(Written request):
Your task is to retype, word for word, the lines from the start of the data through the line holding "(174,51) rectangle (1117,765);". Do not include the pictures.

(Material):

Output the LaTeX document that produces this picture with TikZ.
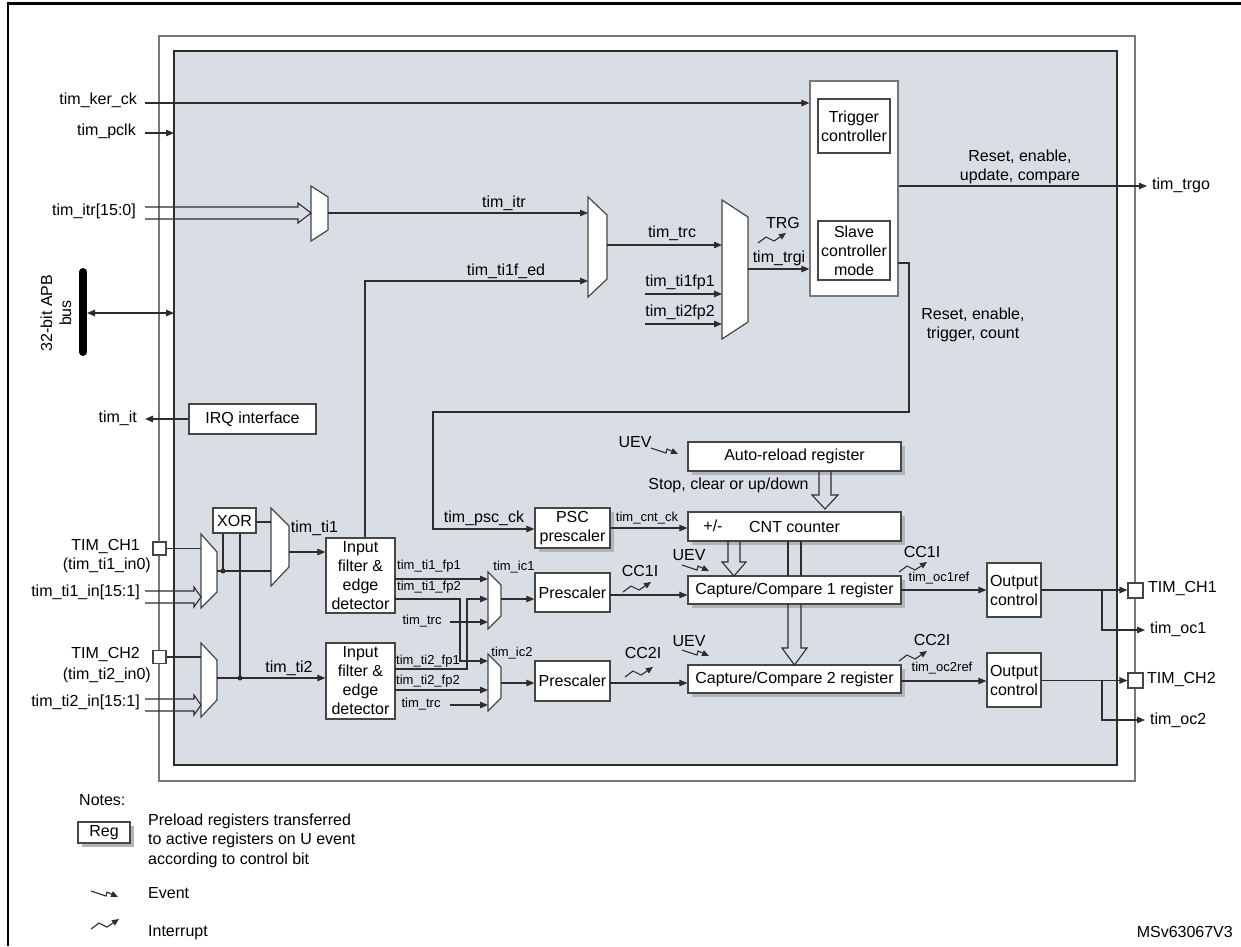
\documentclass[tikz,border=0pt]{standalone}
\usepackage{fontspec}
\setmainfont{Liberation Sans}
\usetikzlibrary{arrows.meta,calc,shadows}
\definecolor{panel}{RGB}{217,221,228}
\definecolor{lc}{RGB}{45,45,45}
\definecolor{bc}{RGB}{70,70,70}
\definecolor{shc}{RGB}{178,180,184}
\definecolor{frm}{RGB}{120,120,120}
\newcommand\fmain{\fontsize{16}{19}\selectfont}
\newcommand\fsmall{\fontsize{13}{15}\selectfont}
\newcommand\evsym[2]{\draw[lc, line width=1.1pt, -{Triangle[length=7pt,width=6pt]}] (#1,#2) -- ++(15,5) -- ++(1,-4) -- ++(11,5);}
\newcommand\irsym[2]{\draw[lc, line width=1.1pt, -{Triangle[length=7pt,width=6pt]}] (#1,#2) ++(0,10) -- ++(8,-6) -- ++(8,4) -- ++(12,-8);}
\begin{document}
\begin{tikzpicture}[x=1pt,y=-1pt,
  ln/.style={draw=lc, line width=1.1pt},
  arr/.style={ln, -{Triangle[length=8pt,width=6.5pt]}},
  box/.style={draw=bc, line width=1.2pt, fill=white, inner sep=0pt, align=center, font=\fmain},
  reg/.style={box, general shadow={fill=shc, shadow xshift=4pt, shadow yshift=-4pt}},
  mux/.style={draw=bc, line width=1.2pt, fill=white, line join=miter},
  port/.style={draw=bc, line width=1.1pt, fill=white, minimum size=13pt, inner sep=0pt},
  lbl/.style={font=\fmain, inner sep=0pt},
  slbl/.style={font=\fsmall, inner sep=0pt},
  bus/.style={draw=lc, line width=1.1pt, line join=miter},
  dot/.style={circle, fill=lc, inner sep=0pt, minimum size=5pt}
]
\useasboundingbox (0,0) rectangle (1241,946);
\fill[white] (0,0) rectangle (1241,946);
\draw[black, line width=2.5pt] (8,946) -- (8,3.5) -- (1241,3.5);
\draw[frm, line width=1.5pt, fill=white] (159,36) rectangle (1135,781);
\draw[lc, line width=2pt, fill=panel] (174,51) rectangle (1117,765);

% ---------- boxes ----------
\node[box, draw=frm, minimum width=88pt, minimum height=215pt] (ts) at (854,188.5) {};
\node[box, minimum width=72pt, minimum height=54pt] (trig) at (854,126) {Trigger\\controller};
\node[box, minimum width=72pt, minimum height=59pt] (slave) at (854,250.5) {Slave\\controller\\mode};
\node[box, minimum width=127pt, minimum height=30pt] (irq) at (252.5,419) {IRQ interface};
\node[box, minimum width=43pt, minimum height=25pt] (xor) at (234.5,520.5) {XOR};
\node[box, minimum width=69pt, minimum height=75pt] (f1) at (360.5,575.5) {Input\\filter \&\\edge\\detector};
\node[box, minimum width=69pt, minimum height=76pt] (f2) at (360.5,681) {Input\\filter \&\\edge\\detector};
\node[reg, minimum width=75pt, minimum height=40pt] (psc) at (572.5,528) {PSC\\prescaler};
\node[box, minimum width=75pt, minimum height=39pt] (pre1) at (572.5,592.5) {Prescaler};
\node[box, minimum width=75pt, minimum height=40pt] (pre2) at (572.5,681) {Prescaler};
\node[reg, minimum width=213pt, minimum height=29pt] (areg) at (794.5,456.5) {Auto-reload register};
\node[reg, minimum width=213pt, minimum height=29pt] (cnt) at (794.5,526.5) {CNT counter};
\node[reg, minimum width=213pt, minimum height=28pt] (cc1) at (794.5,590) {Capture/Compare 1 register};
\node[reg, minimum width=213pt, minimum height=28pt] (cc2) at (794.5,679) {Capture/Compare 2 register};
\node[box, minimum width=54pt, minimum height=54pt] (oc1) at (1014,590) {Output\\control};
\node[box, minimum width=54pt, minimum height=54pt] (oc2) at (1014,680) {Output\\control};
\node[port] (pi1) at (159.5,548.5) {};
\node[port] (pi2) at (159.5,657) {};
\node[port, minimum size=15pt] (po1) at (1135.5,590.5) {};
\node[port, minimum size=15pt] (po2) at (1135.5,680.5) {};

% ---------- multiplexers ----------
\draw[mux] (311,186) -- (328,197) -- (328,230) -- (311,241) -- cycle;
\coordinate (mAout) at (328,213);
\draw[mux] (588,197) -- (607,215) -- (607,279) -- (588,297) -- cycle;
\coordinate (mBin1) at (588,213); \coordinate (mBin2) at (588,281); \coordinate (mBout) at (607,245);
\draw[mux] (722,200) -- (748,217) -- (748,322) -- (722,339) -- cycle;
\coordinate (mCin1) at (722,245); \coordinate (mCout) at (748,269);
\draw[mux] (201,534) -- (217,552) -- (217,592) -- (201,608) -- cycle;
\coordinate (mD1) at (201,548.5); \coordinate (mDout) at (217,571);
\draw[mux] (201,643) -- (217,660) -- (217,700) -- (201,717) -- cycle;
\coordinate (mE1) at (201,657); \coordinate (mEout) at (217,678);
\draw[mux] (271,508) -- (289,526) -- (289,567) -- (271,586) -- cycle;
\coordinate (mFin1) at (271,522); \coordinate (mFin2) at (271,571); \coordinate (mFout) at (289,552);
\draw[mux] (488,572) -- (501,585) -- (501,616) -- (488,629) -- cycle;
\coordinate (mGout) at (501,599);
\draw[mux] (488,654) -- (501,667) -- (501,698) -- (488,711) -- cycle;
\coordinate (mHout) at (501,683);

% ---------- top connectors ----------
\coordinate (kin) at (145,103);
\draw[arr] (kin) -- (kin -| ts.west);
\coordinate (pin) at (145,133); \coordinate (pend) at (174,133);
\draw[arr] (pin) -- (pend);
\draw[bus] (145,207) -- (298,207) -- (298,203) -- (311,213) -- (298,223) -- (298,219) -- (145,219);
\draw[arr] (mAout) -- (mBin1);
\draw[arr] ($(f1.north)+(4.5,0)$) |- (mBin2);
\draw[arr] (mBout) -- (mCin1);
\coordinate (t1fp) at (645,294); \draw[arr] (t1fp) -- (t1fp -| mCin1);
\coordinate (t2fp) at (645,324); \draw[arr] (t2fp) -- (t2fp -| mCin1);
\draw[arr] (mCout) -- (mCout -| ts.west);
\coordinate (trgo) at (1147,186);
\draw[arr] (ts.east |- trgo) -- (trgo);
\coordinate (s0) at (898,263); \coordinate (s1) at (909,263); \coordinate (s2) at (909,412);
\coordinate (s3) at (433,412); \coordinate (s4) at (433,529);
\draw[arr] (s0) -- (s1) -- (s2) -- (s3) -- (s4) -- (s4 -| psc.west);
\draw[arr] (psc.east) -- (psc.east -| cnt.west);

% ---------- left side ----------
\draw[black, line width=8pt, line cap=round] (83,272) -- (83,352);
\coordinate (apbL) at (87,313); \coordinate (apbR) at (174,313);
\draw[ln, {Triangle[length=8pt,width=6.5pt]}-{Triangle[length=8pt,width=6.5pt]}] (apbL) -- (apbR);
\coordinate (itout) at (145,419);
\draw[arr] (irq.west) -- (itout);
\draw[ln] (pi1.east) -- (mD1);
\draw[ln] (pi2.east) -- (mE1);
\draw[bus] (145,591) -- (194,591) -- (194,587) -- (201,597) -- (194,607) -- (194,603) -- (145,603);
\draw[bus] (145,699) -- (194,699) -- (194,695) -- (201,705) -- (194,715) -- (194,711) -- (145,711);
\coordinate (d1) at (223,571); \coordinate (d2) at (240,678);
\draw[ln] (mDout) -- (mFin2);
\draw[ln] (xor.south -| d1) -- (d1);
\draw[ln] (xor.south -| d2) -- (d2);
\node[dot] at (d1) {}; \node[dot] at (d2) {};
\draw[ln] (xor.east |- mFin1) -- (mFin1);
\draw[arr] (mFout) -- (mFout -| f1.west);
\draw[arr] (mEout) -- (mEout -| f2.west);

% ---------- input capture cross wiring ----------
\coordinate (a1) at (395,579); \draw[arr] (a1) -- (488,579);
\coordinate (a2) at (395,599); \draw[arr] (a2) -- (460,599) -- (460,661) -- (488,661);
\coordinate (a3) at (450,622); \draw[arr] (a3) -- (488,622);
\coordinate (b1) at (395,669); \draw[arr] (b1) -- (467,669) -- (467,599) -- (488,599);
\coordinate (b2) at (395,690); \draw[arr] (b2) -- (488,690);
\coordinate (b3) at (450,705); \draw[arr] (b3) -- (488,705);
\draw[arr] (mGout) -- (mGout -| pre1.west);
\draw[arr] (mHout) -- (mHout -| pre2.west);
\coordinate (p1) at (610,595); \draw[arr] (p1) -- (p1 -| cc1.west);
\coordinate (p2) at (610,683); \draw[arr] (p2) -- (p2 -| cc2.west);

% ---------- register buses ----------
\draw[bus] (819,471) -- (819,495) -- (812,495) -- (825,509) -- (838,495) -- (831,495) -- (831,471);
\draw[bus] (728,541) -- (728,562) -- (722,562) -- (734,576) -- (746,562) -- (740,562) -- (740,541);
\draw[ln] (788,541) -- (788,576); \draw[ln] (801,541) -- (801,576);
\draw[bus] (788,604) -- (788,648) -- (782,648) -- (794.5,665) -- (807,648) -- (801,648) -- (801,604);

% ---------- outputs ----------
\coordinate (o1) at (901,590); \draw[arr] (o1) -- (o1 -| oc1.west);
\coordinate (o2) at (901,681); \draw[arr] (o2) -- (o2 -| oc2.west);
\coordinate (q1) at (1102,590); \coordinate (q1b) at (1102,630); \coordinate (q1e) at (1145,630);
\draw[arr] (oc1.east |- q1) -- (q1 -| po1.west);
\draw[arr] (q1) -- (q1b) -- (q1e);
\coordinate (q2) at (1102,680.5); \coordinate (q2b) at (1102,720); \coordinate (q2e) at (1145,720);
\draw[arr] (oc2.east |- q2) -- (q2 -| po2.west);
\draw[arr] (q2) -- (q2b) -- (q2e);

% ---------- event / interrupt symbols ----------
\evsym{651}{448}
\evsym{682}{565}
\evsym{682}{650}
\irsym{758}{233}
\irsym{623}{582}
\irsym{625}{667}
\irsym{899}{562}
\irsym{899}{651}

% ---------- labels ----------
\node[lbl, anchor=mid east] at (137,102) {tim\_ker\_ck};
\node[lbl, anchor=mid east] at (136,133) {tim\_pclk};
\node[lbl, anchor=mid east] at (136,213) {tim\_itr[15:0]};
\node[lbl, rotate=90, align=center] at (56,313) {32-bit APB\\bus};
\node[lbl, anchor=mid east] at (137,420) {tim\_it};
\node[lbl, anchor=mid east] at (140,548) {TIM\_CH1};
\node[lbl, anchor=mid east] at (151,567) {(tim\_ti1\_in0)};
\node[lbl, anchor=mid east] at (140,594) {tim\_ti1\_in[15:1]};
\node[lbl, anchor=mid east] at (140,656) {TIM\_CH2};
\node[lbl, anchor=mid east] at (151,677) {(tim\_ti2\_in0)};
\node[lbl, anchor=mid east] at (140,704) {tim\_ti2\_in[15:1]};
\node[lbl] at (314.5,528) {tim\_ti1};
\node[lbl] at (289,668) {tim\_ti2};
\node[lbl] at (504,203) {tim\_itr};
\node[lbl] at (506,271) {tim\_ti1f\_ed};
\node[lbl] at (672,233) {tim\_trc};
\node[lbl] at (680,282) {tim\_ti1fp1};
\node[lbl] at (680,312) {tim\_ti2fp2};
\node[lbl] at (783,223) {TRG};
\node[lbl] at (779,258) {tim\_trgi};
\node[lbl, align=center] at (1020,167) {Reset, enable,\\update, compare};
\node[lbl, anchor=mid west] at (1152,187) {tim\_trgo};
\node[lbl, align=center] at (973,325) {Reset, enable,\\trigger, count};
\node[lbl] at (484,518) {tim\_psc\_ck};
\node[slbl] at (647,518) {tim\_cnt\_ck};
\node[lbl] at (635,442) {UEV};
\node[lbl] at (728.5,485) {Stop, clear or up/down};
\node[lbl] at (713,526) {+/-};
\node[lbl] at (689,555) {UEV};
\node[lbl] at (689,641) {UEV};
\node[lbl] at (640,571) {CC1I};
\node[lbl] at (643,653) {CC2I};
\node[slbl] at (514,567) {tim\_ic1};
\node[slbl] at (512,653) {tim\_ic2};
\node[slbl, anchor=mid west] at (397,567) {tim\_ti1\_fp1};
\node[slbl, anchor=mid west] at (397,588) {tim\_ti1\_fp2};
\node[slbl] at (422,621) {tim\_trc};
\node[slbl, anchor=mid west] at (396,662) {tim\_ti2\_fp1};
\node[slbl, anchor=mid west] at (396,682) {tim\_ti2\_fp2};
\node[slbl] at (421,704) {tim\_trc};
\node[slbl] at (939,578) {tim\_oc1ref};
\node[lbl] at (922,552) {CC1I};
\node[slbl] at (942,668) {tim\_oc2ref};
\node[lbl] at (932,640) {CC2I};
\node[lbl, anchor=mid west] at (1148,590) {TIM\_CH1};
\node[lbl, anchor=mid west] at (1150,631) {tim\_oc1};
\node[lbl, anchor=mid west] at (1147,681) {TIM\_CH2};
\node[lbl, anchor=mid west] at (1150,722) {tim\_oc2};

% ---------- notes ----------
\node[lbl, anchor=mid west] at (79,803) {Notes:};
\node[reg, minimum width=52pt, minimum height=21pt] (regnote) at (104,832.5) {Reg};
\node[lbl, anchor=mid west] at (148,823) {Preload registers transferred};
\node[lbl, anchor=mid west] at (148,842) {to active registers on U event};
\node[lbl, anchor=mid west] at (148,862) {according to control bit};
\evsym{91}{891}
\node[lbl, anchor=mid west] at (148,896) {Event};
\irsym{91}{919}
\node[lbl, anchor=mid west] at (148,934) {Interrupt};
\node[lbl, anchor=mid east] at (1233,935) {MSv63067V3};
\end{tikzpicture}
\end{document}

(Written response):
Output the LaTeX document that produces this picture with TikZ.
\documentclass[tikz,border=0pt]{standalone}
\usepackage{fontspec}
\setmainfont{Liberation Sans}
\usetikzlibrary{arrows.meta,calc,shadows}
\definecolor{panel}{RGB}{217,221,228}
\definecolor{lc}{RGB}{45,45,45}
\definecolor{bc}{RGB}{70,70,70}
\definecolor{shc}{RGB}{178,180,184}
\definecolor{frm}{RGB}{120,120,120}
\newcommand\fmain{\fontsize{16}{19}\selectfont}
\newcommand\fsmall{\fontsize{13}{15}\selectfont}
\newcommand\evsym[2]{\draw[lc, line width=1.1pt, -{Triangle[length=7pt,width=6pt]}] (#1,#2) -- ++(15,5) -- ++(1,-4) -- ++(11,5);}
\newcommand\irsym[2]{\draw[lc, line width=1.1pt, -{Triangle[length=7pt,width=6pt]}] (#1,#2) ++(0,10) -- ++(8,-6) -- ++(8,4) -- ++(12,-8);}
\begin{document}
\begin{tikzpicture}[x=1pt,y=-1pt,
  ln/.style={draw=lc, line width=1.1pt},
  arr/.style={ln, -{Triangle[length=8pt,width=6.5pt]}},
  box/.style={draw=bc, line width=1.2pt, fill=white, inner sep=0pt, align=center, font=\fmain},
  reg/.style={box, general shadow={fill=shc, shadow xshift=4pt, shadow yshift=-4pt}},
  mux/.style={draw=bc, line width=1.2pt, fill=white, line join=miter},
  port/.style={draw=bc, line width=1.1pt, fill=white, minimum size=13pt, inner sep=0pt},
  lbl/.style={font=\fmain, inner sep=0pt},
  slbl/.style={font=\fsmall, inner sep=0pt},
  bus/.style={draw=lc, line width=1.1pt, line join=miter},
  dot/.style={circle, fill=lc, inner sep=0pt, minimum size=5pt}
]
\useasboundingbox (0,0) rectangle (1241,946);
\fill[white] (0,0) rectangle (1241,946);
\draw[black, line width=2.5pt] (8,946) -- (8,3.5) -- (1241,3.5);
\draw[frm, line width=1.5pt, fill=white] (159,36) rectangle (1135,781);
\draw[lc, line width=2pt, fill=panel] (174,51) rectangle (1117,765);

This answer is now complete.